Civil society groups meeting at the Summit, much beyond the intra-Cuban fisticuffs, are forging transnational networks where experiences are shared on how to enhance citizen participation and hold governments accountable. Brazil’s president Dilma Roussef acknowledged the continued problem of inequality that must be addressed to sustain progress in the region.

With the Colombian peace talks likely to bring the last internal conflict to a close, the Western hemisphere will be the largest region at peace in the world. With a few exceptions, the hemisphere shares values on elections as the only legitimate route to power, on ending discrimination against ethnic and racial groups, on economic freedom, and on regional cooperation through a growing plethora of multilateral organizations. As Venezuela increasingly looks inward, and as Cuban evolves from isolation to engagement, the damage done to the OAS by a bitter political polarization in the last decade could even begin to be reversed.

So, the foundations are being laid for a new Americas project based on engagement with diversity, mutual respect, and tolerance for diverse views. This engagement is likely to focus on transnational policy problems — like a new approach to fighting organized crime and drugs that began at Latin America’s insistence at the previous Summit in Cartagena three years ago; and cooperation on renewable energy and climate change. The agenda needs to expand to controlling gun and gang exports from the U.S. that fuel crime in the Caribbean and Central America.

If the polarization that has paralyzed regional organizations can be attenuated, and the growing networks of civil society groups continue to grow, we could even see an expanded space to strengthen hemispheric norms and accountability mechanisms on human rights and democracy.
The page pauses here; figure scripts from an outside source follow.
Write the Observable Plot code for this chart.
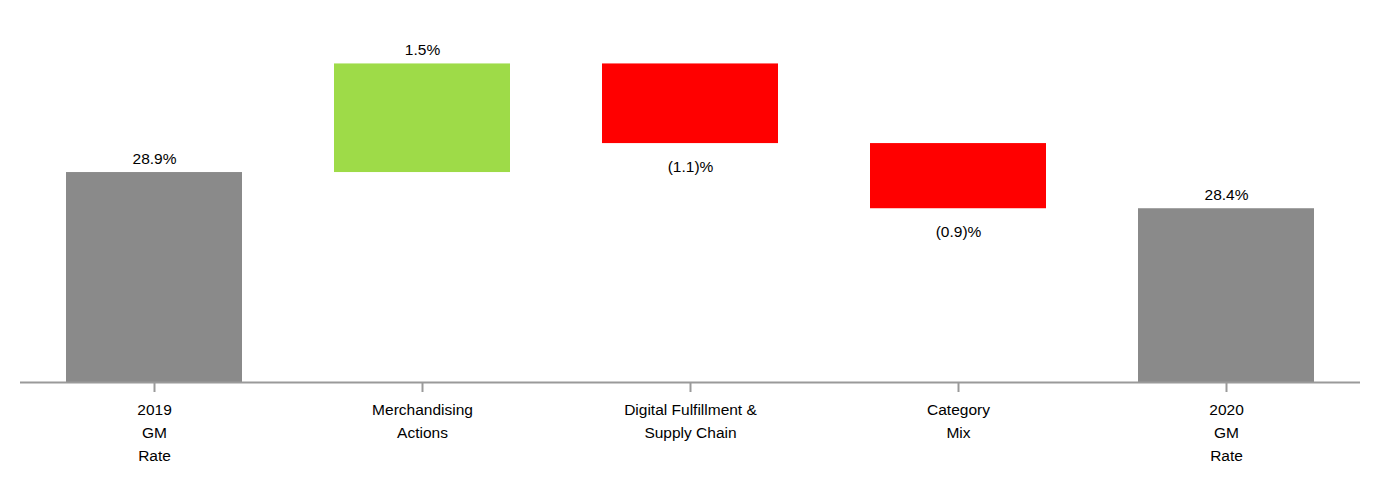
<!DOCTYPE html>
<html>
<head>
<meta charset="utf-8">
<script src="https://cdn.jsdelivr.net/npm/d3@7"></script>
<script src="https://cdn.jsdelivr.net/npm/@observablehq/plot@0.6"></script>
<style>
  html, body { margin: 0; padding: 0; background: #fff; }
  #chart svg { display: block; }
</style>
</head>
<body>
<div id="chart"></div>
<script>
const categories = ["2019 GM Rate", "Merchandising Actions", "Digital Fulfillment & Supply Chain", "Category Mix", "2020 GM Rate"];
const tickLabels = ["2019\nGM\nRate", "Merchandising\nActions", "Digital Fulfillment &\nSupply Chain", "Category\nMix", "2020\nGM\nRate"];
const values = [28.9, 1.5, -1.1, -0.9, 28.4];
const kinds = ["total", "change", "change", "change", "total"];
const valueLabels = ["28.9%", "1.5%", "(1.1)%", "(0.9)%", "28.4%"];

const yMin = 26, yMax = 31;
let running = 0;
const rows = categories.map((c, i) => {
  let y1, y2;
  if (kinds[i] === "total") { y1 = yMin; y2 = values[i]; running = values[i]; }
  else { y1 = running; y2 = running + values[i]; running = y2; }
  const color = kinds[i] === "total" ? "#8a8a8a" : (values[i] >= 0 ? "#9edb48" : "#ff0000");
  return {cat: c, y1, y2, color, label: valueLabels[i], neg: values[i] < 0,
          labelY: values[i] < 0 ? Math.min(y1, y2) : Math.max(y1, y2)};
});

const chart = Plot.plot({
  width: 1380,
  height: 480,
  marginLeft: 20,
  marginRight: 20,
  marginTop: 20,
  marginBottom: 98,
  style: {fontFamily: "Liberation Sans, Arial, sans-serif", fontSize: "15.5px", color: "#000", background: "#fff"},
  x: {domain: categories, paddingInner: 0.343, paddingOuter: 0.17, label: null},
  y: {domain: [yMin, yMax], axis: null},
  marks: [
    Plot.barY(rows, {x: "cat", y1: "y1", y2: "y2", fill: "color", inset: 0}),
    Plot.text(rows.filter(d => !d.neg), {x: "cat", y: "labelY", text: "label", dy: -14, fontSize: 15.5, fill: "#000"}),
    Plot.text(rows.filter(d => d.neg), {x: "cat", y: "labelY", text: "label", dy: 23, fontSize: 15.5, fill: "#000"}),
    Plot.ruleY([yMin], {stroke: "#9a9a9a", strokeWidth: 2}),
    Plot.axisX({
      tickFormat: d => tickLabels[categories.indexOf(d)],
      tickSize: 10, tickPadding: 6, stroke: "#9a9a9a", strokeWidth: 2,
      fontSize: 15.5, lineHeight: 1.48, fill: "#000", label: null
    })
  ]
});
document.getElementById("chart").appendChild(chart);
</script>
</body>
</html>
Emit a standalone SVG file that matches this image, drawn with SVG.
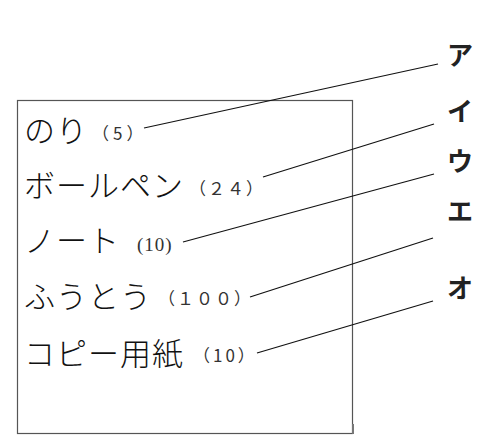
<svg xmlns="http://www.w3.org/2000/svg" width="496" height="443" viewBox="0 0 496 443">
<style>
.item{font-family:"Noto Sans CJK JP",sans-serif;font-size:31px;font-weight:300;fill:#111;letter-spacing:1px}
.num{font-family:"Noto Sans CJK JP",sans-serif;font-size:17px;fill:#333}
.nums{font-family:"Liberation Serif","Noto Sans CJK JP",serif;font-size:19px;fill:#333;letter-spacing:1px}
.lab{font-family:"Noto Sans CJK JP",sans-serif;font-size:26px;font-weight:700;fill:#222;text-anchor:middle}
.ln{stroke:#111;stroke-width:1.2;fill:none}
</style>
<rect x="17.5" y="100.5" width="335" height="333" fill="none" stroke="#555" stroke-width="1.2"/>
<g id="items">
<g id="nori"><text class="item" x="24" y="142">のり</text><text class="num" x="92" y="140" letter-spacing="4">（5）</text></g>
<g id="ballpen"><text class="item" x="24" y="197">ボールペン</text><text class="num" x="189" y="195" letter-spacing="2">（２４）</text></g>
<g id="note"><text class="item" x="24" y="252">ノート</text><text class="nums" x="137" y="251">(10)</text></g>
<g id="futou"><text class="item" x="24" y="308">ふうとう</text><text class="num" x="158" y="305" letter-spacing="2">（１００）</text></g>
<g id="copy"><text class="item" x="24" y="365">コピー用紙</text><text class="num" x="193" y="362" letter-spacing="3">（10）</text></g>
</g>
<g id="labels">
<g id="a"><text class="lab" x="460" y="65">ア</text></g>
<g id="i"><text class="lab" x="460" y="121">イ</text></g>
<g id="u"><text class="lab" x="460" y="171">ウ</text></g>
<g id="e"><text class="lab" x="460" y="221">エ</text></g>
<g id="o"><text class="lab" x="460" y="298">オ</text></g>
</g>
<g id="connectors" class="ln">
<line x1="144" y1="128" x2="438" y2="64"/>
<line x1="263" y1="177" x2="434" y2="124"/>
<line x1="183" y1="242" x2="434" y2="174"/>
<line x1="250" y1="297" x2="433" y2="238"/>
<line x1="257" y1="353" x2="433" y2="301"/>
</g>
<line x1="353" y1="424" x2="353" y2="434" stroke="#777" stroke-width="2"/>
</svg>
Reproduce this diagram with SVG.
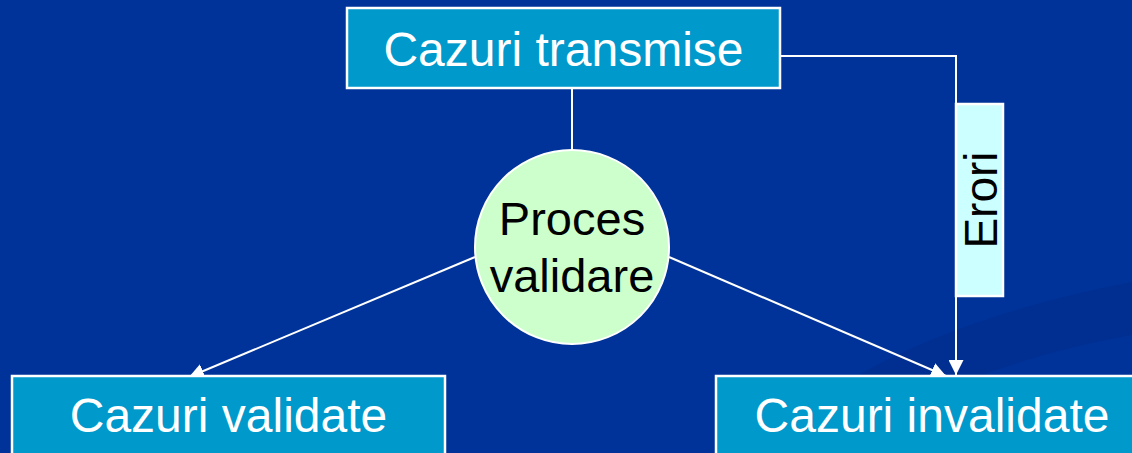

Maxwell Cameron: Not a single Americas project exists. Rather, there are emerging projects, if we choose to see them

The nations of Latin America are bound together by histories of colonialism and the struggle for independence; consolidation of oligarchies after a period of anarchy in the 19th century; populist mobilizations for political change in the early 20th century; a wave of revolutionary struggles and intense repression following the Cuban revolution in 1959; simultaneous transitions to democracy and market-led development in the 1980s, and, most recently, shifts to the left in some countries and more tepid reforms in others.

“Left turns” reflect disappointment with the record of market reforms, as well as the inability of liberal, representative democracy to promote inclusion and participation in the context of weak public institutions and uneven citizenship. Foreign intervention —protectorates, invasions, or foreign-backed coups — has been another constant in the region’s history.

Today, however, the region enjoys unprecedented independence from the influence of external forces — it is neither in debt to foreign creditors, nor a battleground for superpowers. It is free to pursue experimentation with both political institutions and models of development.  Rather than a single project, we are witnessing a proliferation of diverse patterns of innovation and change.  Among the most interesting models are Brazil and Bolivia, which have broken new ground in developing participatory budgeting, policy conferences, indigenous autonomies, and other new institutions of direct, participatory democracy. They are also pursuing pragmatic developmental and social policies aimed at overcoming legacies of exclusion, poverty, and inequality. While the rest of the world is becoming more unequal, Latin America is becoming more egalitarian.

The biggest challenge the region faces lies in the weakness and politicization of state institutions, which prevents legal institutions from guaranteeing and enforcing fundamental rights and freedoms. The horrific violations of human rights in Central America and Mexico are occurring under electoral democracies of extremely poor quality. The poorest quality of democracy can be found precisely in the countries where colonial legacies are greatest, where large indigenous communities have been excluded from citizenship rights, where extractive industries are most critical to economic development, and where the pattern of political change has emphasized repressive oligarchies, radical populism, and repressive authoritarian regimes. The highest quality of democracy is found in Costa Rica and Uruguay — countries that were marginal to the colonial enterprise, where labour-repressive plantations and mining enclaves were less important, and where the pattern of political development involved the early development of constitutionalism, milder versions of populism, and less repression.

There are emerging projects in Latin America, but we North Americans typically fail to see them because of the ideological blinkers we wear, which cause us to focus narrowly on the protection of liberal democratic regimes and the rights of property and free enterprise rather than to focus on the deeper problems of poverty, inequality, exclusion, and repression that have led to patterns of development in which state capacity to respond to collective needs is diminished.  We persist in thinking that the solution is markets, liberal democracy, and cooperation in such absurdities as the “war on drugs” or the “national security threat” from Venezuela.

Too bad for us. It means we are excluding ourselves from the emerging projects of the Americas.